The Influence of external factors on learner performance

Ylva Berglund (Uppsala, Sweden) and Oliver Mason (Birmingham, UK)

In this paper, we will present a study which investigates the correlation between the performance of learners and a number of external factors relating to them. For this purpose we are looking at a collection of essays written by Swedish learners of English at Uppsala University; the USE Corpus. An important feature of the corpus is that each learner is represented by several essays. The essays are of different kinds/genres and have been produced over a stretch of time, usually one term (20 weeks).

The learner performance is computed using an approach from computational stylistics, where a number of parameters are measured for each text. We are at this stage primarily interested in automatic stylistic assessment of the texts, and the list of parameters used therefor comprises average word length, type/token ratio and several others. An analysis of correlations between these parameters extract those which measure separate dimensions, which can then be manually related to judgements about the quality of the essays. It is important to note that ‘quality’ in this sense relates to the dimensions alone, and is not to be interpreted as a value judgement, identifying ‘good’ or ‘bad’ essays or students.

The first result of the study is thus a list of computationally extractable parameters which reflect the quality of an essay. The set of values extracted for each essay is then used for two further procession steps: a cluster analysis and a factor analysis. The cluster analysis is used to identify groups of essays with similar values; essays which are of comparable ‘stylistic quality.’ These clusters can be analysed to, for example, identify the stylistic variability of individual students, i.e. to see if their writing style develops with time or is consistent in the different essays (with respect to the measured parameters). It would also be possible to compare the identified clusters with teaching groups to see to what extent the students in the same group produce stylistically similar essays.

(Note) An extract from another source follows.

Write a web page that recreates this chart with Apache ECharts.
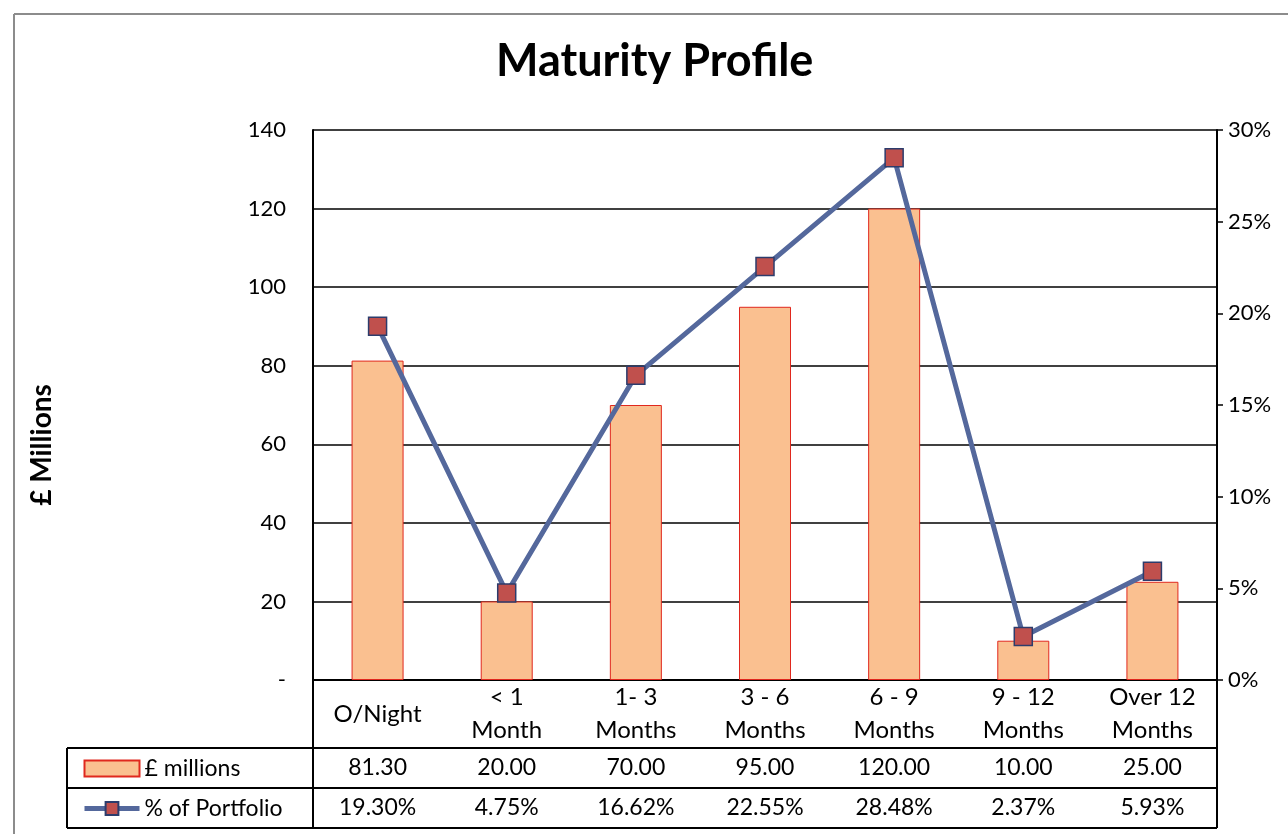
<!DOCTYPE html>
<html>
<head>
<meta charset="utf-8">
<script src="https://cdn.jsdelivr.net/npm/echarts@6/dist/echarts.min.js"></script>
<style>
  html, body { margin: 0; padding: 0; background: #fff; }
  #main { width: 1288px; height: 834px; }
</style>
</head>
<body>
<div id="main"></div>
<script>
// data
var categories = ['O/Night', '< 1\nMonth', '1- 3\nMonths', '3 - 6\nMonths', '6 - 9\nMonths', '9 - 12\nMonths', 'Over 12\nMonths'];
var millions = [81.30, 20.00, 70.00, 95.00, 120.00, 10.00, 25.00];
var portfolio = [19.30, 4.75, 16.62, 22.55, 28.48, 2.37, 5.93];
var leftTicks = [0, 140, 20];   // min, max, interval
var rightTicks = [0, 30, 5];

var font = 'Lato, "Open Sans", sans-serif';
var colors = {
    bar: '#FAC090',
    barBorder: '#E0281E',
    line: '#54689C',
    marker: '#C0504D',
    markerBorder: '#2C3C6C',
    grid: '#000'
};

var myChart = echarts.init(document.getElementById('main'));

// table / frame lines (layout only)
var lineStyle = { stroke: '#000', lineWidth: 2 };
function hline(x1, x2, y) {
    return { type: 'line', shape: { x1: x1, y1: y, x2: x2, y2: y }, style: lineStyle, silent: true };
}
function vline(x, y1, y2) {
    return { type: 'line', shape: { x1: x, y1: y1, x2: x, y2: y2 }, style: lineStyle, silent: true };
}

var option = {
    backgroundColor: '#fff',
    animation: false,
    textStyle: { fontFamily: font, color: '#000' },
    title: {
        text: 'Maturity Profile',
        left: 491,
        top: 34,
        textStyle: { fontFamily: font, fontSize: 45, fontWeight: 'bold', color: '#000' }
    },
    legend: {
        orient: 'vertical',
        left: 77,
        top: 752,
        itemWidth: 55,
        itemHeight: 16,
        itemGap: 17,
        selectedMode: false,
        textStyle: { fontFamily: font, fontSize: 23, color: '#000' },
        lineStyle: { width: 5 },
        data: [{ name: '£ millions', icon: 'rect' }, { name: '% of Portfolio' }]
    },
    grid: {
        left: 313,
        right: 71,
        top: 130,
        bottom: 154,
        containLabel: false
    },
    xAxis: [{
        type: 'category',
        data: categories,
        axisLine: { lineStyle: { color: '#000', width: 2 } },
        axisTick: { show: false },
        axisLabel: {
            interval: 0,
            fontFamily: font,
            fontSize: 24,
            lineHeight: 33,
            color: '#000',
            verticalAlign: 'middle',
            margin: 34
        }
    }, {
        type: 'category',
        position: 'bottom',
        offset: 68,
        data: millions.map(function (v) { return v.toFixed(2); }),
        axisLine: { show: false },
        axisTick: { show: false },
        axisLabel: {
            interval: 0, fontFamily: font, fontSize: 23, color: '#000',
            verticalAlign: 'middle', margin: 20
        }
    }, {
        type: 'category',
        position: 'bottom',
        offset: 108,
        data: portfolio.map(function (v) { return v.toFixed(2) + '%'; }),
        axisLine: { show: false },
        axisTick: { show: false },
        axisLabel: {
            interval: 0, fontFamily: font, fontSize: 23, color: '#000',
            verticalAlign: 'middle', margin: 20
        }
    }],
    yAxis: [{
        type: 'value',
        min: leftTicks[0],
        max: leftTicks[1],
        interval: leftTicks[2],
        axisLine: { show: true, lineStyle: { color: '#000', width: 2 } },
        axisTick: { show: false },
        axisLabel: {
            fontFamily: font, fontSize: 22, color: '#000', margin: 27,
            formatter: function (v) { return v === 0 ? '-' : v; }
        },
        splitLine: { lineStyle: { color: colors.grid, width: 1.5 } }
    }, {
        type: 'value',
        position: 'right',
        min: rightTicks[0],
        max: rightTicks[1],
        interval: rightTicks[2],
        axisLine: { show: true, lineStyle: { color: '#000', width: 2 } },
        axisTick: { show: true, length: 6, lineStyle: { color: '#000', width: 1.5 } },
        axisLabel: {
            fontFamily: font, fontSize: 22, color: '#000', margin: 11,
            formatter: function (v) { return v + '%'; }
        },
        splitLine: { show: false }
    }],
    series: [{
        name: '£ millions',
        type: 'bar',
        data: millions,
        barWidth: 52,
        itemStyle: { color: colors.bar, borderColor: colors.barBorder, borderWidth: 1 },
        z: 2
    }, {
        name: '% of Portfolio',
        type: 'line',
        yAxisIndex: 1,
        data: portfolio,
        symbol: 'rect',
        symbolSize: 18,
        lineStyle: { color: colors.line, width: 5 },
        itemStyle: { color: colors.marker, borderColor: colors.markerBorder, borderWidth: 1.5 },
        z: 3
    }],
    graphic: [
        // outer frame
        { type: 'line', shape: { x1: 14, y1: 14, x2: 1288, y2: 14 }, style: { stroke: '#8c8c8c', lineWidth: 2 }, silent: true },
        { type: 'line', shape: { x1: 14, y1: 14, x2: 14, y2: 834 }, style: { stroke: '#8c8c8c', lineWidth: 2 }, silent: true },
        // y axis title
        {
            type: 'text', x: 42, y: 445, rotation: Math.PI / 2, silent: true,
            style: {
                text: '£ Millions', fontFamily: font, fontSize: 28, fontWeight: 'bold',
                fill: '#000', align: 'center', verticalAlign: 'middle'
            }
        },
        // data table
        hline(67, 1217, 748),
        hline(67, 1217, 788),
        hline(67, 1217, 828),
        vline(67, 748, 828),
        vline(313, 680, 828),
        vline(1217, 680, 828)
    ]
};

myChart.setOption(option);
</script>
</body>
</html>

In the second processing step, a factor analysis correlates the textual parameters with extra-linguistic factors. This analysis gives insights into which external factors correlate with certain ‘style scores.’ What external factor seems to have the greatest influence on the stylistic quality of an essay/group of essays? Can any patterns be revealed that indicate that students with a similar background also write in a similar way. If so, what factors are most influential on the stylistic quality, as measured here?

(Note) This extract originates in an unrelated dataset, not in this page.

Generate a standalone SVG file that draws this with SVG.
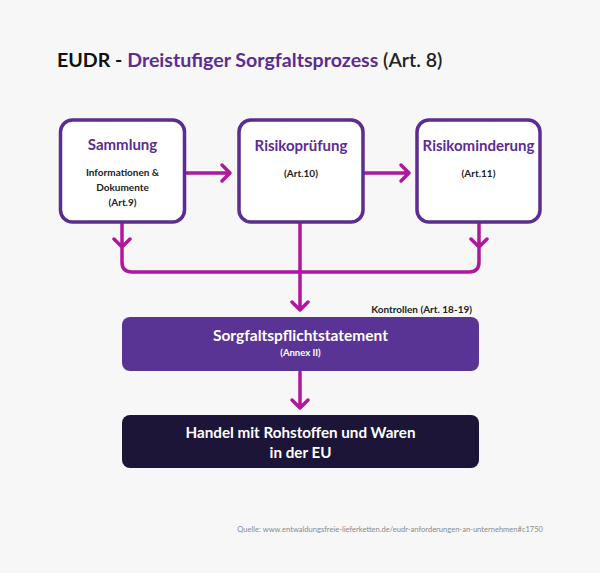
<svg xmlns="http://www.w3.org/2000/svg" width="600" height="573" viewBox="0 0 600 573">
<style>
text{font-family:Lato,"Liberation Sans",sans-serif}
.box{fill:#fff;stroke:#5b2d91;stroke-width:3.5}
.h{font-size:15px;font-weight:bold;fill:#5b2d91;text-anchor:middle}
.s{font-size:10px;font-weight:bold;fill:#222;text-anchor:middle}
.c{fill:none;stroke:#b0179f;stroke-width:3.5;stroke-linecap:round;stroke-linejoin:round}
.w{fill:#fff;text-anchor:middle;font-weight:bold}
</style>
<rect width="600" height="573" fill="#f7f7f7"/>
<text x="57" y="67" font-size="19.6" font-weight="bold"><tspan fill="#111">EUDR - </tspan><tspan fill="#5b2d91">Dreistufiger Sorgfaltsprozess </tspan><tspan fill="#222" font-weight="600">(Art. 8)</tspan></text>
<g id="connectors">
<path class="c" d="M186 173H230M222 165L230 173L222 181"/>
<path class="c" d="M364 173H409M401 165L409 173L401 181"/>
<path class="c" d="M122 223V262Q122 272 132 272H469Q479 272 479 262V223M114 239L122 247L130 239M471 239L479 247L487 239"/>
<path class="c" d="M300 223V310M292 302L300 310L308 302"/>
<path class="c" d="M300 372V408M292 400L300 408L308 400"/>
</g>
<g id="sammlung">
<rect class="box" x="60.5" y="120" width="124" height="102" rx="12"/>
<text class="h" x="122.5" y="150">Sammlung</text>
<text class="s" x="122.5" y="176">Informationen &amp;</text>
<text class="s" x="122.5" y="191">Dokumente</text>
<text class="s" x="122.5" y="206">(Art.9)</text>
</g>
<g id="risikopruefung">
<rect class="box" x="239" y="120" width="124" height="102" rx="12"/>
<text class="h" x="301" y="151">Risikoprüfung</text>
<text class="s" x="301" y="177">(Art.10)</text>
</g>
<g id="risikominderung">
<rect class="box" x="417" y="120" width="123" height="102" rx="12"/>
<text class="h" x="478.5" y="151">Risikominderung</text>
<text class="s" x="478.5" y="177">(Art.11)</text>
</g>
<g id="statement">
<text x="472" y="313" font-size="10" font-weight="bold" fill="#222" text-anchor="end">Kontrollen (Art. 18-19)</text>
<rect x="122" y="317" width="357" height="54" rx="8" fill="#5a3494"/>
<text class="w" x="300.5" y="341" font-size="15.5">Sorgfaltspflichtstatement</text>
<text class="w" x="300.5" y="356" font-size="9.5" font-weight="normal">(Annex II)</text>
</g>
<g id="handel">
<rect x="122" y="415" width="357" height="53" rx="8" fill="#1c1538"/>
<text class="w" x="300.5" y="438" font-size="15.2">Handel mit Rohstoffen und Waren</text>
<text class="w" x="300.5" y="458" font-size="15.2">in der EU</text>
</g>
<text x="543" y="532" font-size="7.55" fill="#8a8a8a" text-anchor="end">Quelle: www.entwaldungsfreie-lieferketten.de/eudr-anforderungen-an-unternehmen#c1750</text>
</svg>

In this study we are concerned with the stylistic quality of the essays and have chosen to measure parameters related to stylistic features. A similar approach could be used with other parameters, which would then measure a different quality. With access to an error-tagged corpus, for example, this kind of analysis could be used to identify external factors with affect the error-rate of students. Is it, for example, the case that students that have spent long time abroad make different kind of errors than those who have learned the language in school?